Given problem -> Collect from the data below each line with "this".

Data provided ->

..............................

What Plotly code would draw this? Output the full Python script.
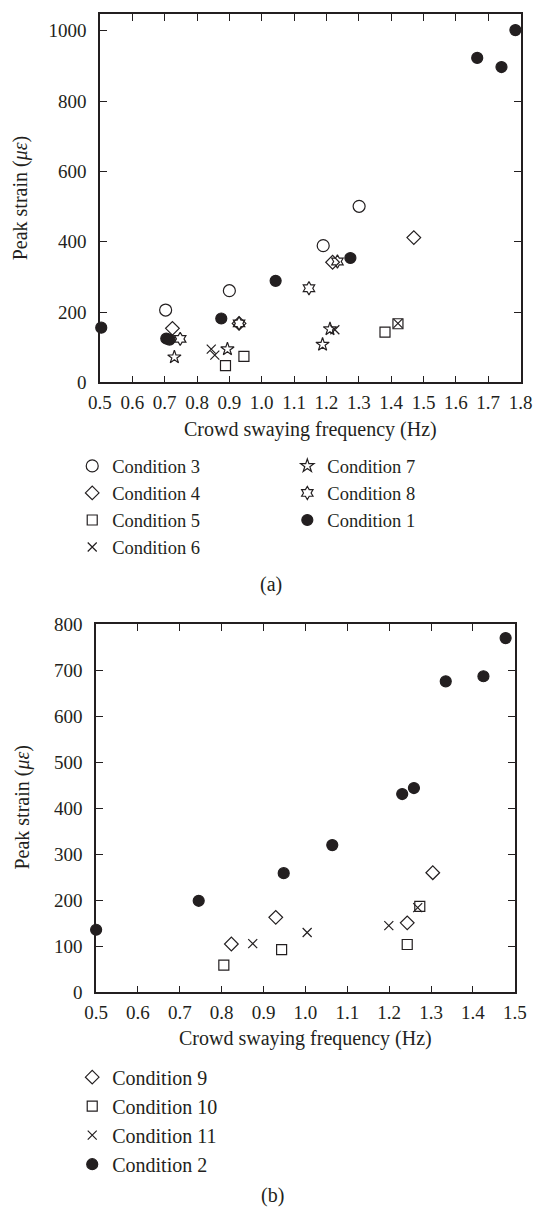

..............................

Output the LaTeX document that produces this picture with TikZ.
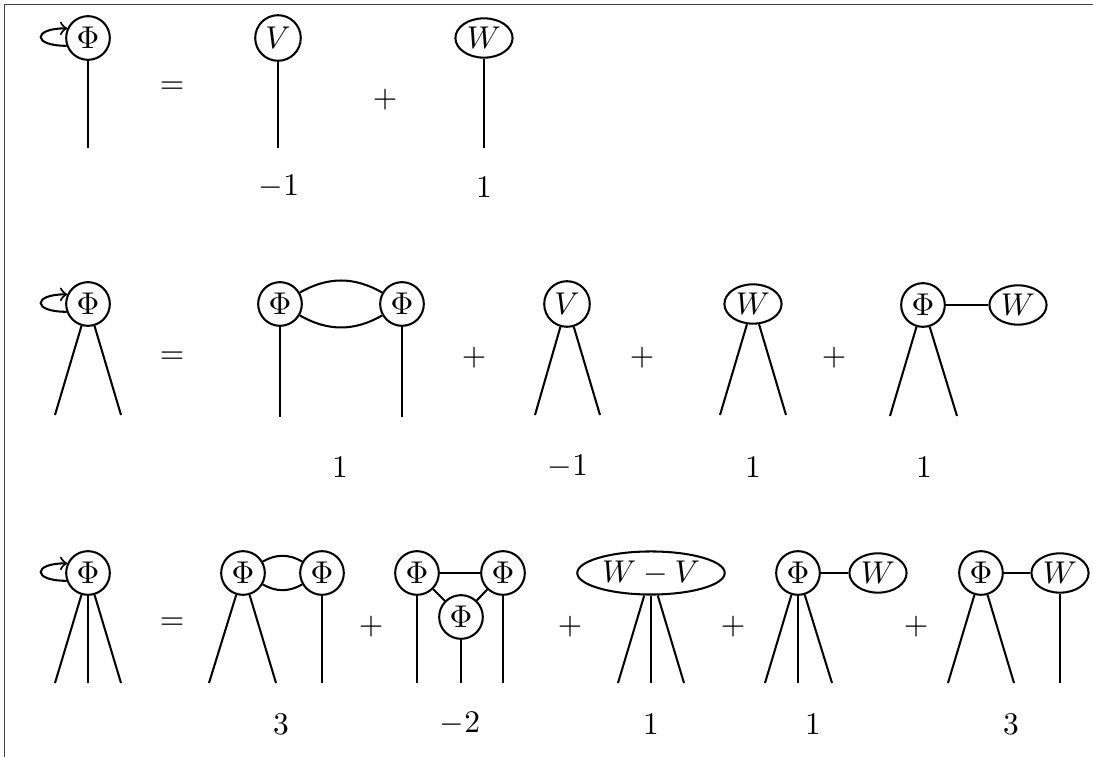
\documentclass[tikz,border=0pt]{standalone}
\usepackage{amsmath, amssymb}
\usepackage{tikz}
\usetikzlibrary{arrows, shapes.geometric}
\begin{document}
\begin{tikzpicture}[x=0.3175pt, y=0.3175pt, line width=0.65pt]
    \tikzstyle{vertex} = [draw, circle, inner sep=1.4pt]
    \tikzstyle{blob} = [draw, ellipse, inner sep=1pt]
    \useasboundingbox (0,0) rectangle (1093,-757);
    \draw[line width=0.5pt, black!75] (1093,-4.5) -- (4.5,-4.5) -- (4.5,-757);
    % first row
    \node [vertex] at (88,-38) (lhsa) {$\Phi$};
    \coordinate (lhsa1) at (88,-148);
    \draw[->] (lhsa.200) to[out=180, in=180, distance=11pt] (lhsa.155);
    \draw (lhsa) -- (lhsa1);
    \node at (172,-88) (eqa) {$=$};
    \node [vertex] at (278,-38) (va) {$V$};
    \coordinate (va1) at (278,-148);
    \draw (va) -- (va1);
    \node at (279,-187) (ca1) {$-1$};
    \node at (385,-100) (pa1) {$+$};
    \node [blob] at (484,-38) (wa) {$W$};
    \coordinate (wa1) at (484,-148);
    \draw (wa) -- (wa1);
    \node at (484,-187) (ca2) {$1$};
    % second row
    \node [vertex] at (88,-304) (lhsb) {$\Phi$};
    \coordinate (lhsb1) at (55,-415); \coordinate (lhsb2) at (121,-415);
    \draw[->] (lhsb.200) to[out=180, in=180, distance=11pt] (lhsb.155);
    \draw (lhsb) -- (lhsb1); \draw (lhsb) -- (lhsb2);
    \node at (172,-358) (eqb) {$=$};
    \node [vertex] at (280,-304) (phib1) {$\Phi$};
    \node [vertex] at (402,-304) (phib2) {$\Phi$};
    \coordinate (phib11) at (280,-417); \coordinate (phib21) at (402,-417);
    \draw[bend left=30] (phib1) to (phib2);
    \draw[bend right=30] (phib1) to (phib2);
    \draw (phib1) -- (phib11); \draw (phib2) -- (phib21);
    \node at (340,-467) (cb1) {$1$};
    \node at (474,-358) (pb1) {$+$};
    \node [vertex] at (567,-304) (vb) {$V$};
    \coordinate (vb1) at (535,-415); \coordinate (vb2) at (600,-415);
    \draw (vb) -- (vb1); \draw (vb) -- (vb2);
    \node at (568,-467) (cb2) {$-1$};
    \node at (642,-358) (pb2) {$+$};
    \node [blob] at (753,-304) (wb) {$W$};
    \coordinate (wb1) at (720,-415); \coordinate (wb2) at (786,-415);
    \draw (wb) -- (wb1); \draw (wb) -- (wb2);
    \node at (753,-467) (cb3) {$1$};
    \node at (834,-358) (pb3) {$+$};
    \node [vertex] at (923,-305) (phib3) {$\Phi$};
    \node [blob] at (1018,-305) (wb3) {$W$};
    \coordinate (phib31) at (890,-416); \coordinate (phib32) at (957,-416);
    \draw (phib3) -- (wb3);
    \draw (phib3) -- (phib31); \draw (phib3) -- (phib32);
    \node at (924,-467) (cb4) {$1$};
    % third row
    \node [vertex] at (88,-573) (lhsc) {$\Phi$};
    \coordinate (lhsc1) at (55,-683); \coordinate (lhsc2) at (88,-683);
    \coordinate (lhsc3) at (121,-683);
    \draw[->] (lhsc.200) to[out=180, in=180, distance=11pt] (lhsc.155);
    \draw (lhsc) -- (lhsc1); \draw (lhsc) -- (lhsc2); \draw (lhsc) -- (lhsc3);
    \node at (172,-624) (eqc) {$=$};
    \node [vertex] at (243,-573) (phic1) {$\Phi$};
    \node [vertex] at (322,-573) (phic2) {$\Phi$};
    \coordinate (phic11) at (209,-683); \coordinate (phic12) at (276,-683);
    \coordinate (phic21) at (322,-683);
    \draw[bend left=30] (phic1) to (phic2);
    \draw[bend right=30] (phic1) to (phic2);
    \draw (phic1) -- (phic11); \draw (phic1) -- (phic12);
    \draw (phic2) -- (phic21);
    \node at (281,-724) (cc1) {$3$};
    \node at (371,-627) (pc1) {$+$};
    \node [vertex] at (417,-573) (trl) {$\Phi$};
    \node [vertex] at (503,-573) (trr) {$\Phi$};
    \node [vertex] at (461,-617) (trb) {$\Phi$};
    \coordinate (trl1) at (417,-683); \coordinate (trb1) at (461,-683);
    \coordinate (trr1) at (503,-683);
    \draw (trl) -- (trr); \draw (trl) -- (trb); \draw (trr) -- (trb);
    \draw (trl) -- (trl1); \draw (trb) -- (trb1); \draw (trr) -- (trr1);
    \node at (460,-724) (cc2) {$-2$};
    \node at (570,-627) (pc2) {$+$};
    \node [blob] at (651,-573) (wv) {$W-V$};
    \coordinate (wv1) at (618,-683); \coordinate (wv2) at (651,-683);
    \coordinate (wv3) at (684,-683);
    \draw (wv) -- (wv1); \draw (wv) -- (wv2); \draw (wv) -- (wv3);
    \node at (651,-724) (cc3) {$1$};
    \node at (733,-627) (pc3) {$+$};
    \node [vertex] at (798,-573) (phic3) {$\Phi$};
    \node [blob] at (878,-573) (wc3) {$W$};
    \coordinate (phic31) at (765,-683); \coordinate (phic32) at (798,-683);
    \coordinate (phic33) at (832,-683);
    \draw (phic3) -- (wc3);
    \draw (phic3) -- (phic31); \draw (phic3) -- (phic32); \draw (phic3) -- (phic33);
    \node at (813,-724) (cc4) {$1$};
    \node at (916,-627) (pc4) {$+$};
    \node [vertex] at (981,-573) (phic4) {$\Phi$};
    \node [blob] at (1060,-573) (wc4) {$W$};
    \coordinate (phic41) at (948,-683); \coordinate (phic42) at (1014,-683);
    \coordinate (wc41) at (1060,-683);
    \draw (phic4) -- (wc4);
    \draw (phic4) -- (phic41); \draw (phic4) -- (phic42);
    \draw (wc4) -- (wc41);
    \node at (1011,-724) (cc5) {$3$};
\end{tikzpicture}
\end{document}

..............................

Answer to the problem ->
What Plotly code would draw this? Output the full Python script.
Output the LaTeX document that produces this picture with TikZ.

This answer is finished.